Magpies. Let’s talk about magpies.

Mrs Nunn has always hated magpies. She knows that they steal and eat baby birds from local nests, and will eccentrically chase the black and white feathered ruffians from her garden at any opportunity. Having said this, she also lobs stones at the neighbour’s cat, with the infuriated words, “Sod off you tabby bastard!”

So perhaps Mrs Nunn isn’t the best judge of magpie sanity.

I read up on magpies. They sound brilliant. Not only are they an attractive looking bird (look closely and you’ll see their feathers gleam blue-green in the light), but they are highly intelligent. There are stories about magpies working together to lift an injured magpie from the road where it had been hit by a car.
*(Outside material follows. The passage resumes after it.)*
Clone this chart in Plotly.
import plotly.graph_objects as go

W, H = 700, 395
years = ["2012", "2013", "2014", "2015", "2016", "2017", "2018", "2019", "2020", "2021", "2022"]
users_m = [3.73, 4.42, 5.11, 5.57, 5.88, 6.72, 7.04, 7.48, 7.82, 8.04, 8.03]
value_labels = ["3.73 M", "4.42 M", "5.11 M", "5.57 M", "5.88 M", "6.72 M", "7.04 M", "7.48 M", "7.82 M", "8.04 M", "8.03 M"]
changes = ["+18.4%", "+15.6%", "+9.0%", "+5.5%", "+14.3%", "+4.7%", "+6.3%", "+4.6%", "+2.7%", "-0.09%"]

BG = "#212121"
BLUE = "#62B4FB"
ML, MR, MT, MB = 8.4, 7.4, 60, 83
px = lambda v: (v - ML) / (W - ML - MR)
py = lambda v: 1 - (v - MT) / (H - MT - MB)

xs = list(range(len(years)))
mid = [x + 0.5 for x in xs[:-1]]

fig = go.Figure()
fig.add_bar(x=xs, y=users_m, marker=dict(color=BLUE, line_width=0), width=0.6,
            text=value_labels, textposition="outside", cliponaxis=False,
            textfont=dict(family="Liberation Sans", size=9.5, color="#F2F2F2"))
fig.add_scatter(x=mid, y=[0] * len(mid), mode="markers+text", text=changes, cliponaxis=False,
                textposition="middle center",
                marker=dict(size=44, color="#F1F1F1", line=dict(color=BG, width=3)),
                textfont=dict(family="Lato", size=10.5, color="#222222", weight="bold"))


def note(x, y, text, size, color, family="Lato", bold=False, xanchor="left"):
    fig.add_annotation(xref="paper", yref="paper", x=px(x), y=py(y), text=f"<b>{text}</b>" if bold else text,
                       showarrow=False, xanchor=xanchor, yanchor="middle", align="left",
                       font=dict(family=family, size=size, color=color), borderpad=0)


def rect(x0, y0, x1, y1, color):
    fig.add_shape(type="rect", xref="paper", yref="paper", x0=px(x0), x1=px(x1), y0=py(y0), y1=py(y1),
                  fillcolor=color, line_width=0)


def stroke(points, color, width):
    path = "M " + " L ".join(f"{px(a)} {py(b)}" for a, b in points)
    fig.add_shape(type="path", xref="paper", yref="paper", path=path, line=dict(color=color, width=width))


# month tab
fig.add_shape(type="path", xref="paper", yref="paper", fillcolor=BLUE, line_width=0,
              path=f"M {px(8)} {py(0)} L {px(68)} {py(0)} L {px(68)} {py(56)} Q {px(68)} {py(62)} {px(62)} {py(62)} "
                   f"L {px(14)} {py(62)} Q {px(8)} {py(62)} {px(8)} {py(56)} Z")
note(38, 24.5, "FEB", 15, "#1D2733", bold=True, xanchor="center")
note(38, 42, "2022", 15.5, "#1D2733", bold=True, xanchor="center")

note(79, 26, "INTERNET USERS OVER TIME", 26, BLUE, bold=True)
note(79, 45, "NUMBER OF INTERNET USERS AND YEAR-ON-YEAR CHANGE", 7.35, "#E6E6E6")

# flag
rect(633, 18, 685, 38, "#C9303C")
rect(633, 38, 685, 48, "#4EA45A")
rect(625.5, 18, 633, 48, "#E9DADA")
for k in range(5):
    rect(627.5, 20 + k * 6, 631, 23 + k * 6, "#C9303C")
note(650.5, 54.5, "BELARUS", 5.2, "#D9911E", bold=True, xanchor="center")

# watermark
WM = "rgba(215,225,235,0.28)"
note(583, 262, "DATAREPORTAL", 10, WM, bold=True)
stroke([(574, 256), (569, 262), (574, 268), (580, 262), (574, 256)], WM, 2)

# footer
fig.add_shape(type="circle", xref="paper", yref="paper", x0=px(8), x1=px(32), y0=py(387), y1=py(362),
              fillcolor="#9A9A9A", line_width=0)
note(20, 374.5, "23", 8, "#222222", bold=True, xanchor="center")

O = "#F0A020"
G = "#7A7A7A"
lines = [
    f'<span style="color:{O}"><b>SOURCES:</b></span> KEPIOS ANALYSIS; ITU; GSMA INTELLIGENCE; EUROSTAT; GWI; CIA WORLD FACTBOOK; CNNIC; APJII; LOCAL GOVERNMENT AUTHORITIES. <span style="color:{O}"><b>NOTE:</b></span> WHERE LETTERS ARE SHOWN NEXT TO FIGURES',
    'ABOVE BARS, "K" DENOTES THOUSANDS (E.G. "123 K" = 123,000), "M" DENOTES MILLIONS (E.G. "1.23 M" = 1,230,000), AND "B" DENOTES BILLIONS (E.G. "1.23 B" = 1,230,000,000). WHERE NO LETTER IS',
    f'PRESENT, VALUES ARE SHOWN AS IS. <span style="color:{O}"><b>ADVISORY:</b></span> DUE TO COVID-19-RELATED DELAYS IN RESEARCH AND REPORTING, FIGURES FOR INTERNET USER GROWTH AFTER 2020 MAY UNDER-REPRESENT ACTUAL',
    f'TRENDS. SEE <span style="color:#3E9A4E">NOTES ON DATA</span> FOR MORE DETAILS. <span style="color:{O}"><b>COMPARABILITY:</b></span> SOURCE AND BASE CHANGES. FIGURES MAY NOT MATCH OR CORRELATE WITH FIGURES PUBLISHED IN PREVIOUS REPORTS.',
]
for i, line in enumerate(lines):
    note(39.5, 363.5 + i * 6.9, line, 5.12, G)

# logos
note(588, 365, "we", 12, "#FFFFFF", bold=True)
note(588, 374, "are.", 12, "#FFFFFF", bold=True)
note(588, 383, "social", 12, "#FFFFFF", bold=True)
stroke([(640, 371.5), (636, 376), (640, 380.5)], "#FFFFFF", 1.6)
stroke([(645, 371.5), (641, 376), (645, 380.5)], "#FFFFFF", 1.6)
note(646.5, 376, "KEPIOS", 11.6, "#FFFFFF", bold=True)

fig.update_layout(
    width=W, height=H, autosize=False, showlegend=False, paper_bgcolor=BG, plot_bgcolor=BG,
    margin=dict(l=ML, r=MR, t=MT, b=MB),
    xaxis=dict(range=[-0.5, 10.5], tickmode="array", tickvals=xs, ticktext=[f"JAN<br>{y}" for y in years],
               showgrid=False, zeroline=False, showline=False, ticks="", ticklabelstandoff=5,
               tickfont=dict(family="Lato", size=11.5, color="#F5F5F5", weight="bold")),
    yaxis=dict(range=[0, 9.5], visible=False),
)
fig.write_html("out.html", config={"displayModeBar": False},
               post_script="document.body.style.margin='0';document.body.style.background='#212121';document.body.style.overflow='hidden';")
Like crows and ravens, they can imitate, so could reproduce your telephone ringtone, or, like Gerald Durrell’s pet magpies in My Family and Other Animals¸ confuse the family pets by calling the dogs in their master’s voice.

They mate for life. And of course it isn’t fair to blame them for the hunting instinct that’s in their nature, any more than it’s fair to blame cats for catching mice, bees for collecting pollen or Gordon Brown for having a face like a cow’s fart.

However…

The last few days have been very warm and we’ve slept with the window open just enough to get a breeze, but not enough to tempt the cat to commit suicide. And we’ve both been woken at four o’clock every morning, unfailingly by a bastard magpie sitting in the tree next to the bedroom window.

You’d think that with the vocal ability attributed to them, the magpie might have a nice song. Indeed, if it put a bit of work into it, it might even manage to tweet a bit of Beethoven, or at the very least, Westlife. But no. Ack-ack-ack-ack-ack-ack-ack, it goes. Constantly. Like a football racket on acid.

Yesterday morning, after listening to its incessant twattage for a full two hours, I got up and threw a stone at it. It’s hard to find a stone in a one-bedroom second floor flat, but I managed it. It flew away.

This morning at 4.02 I couldn’t get a line of sight to it. I banged on the window a bit, but it just acked a bit more at me. Then I noticed a neighbour’s cat in the tree, and thought that I probably wasn’t making a brilliant impression on the neighbours as it was; standing half-naked in front of my windows, throwing stones at a tree, so thought I probably ought to leave it, hope the cat ate it, and go back to bed.

No-one has seen the cat since.

If anyone knows a way to outsmart a magpie, please let me know. The best I can come up with is calling the council to chop the tree down.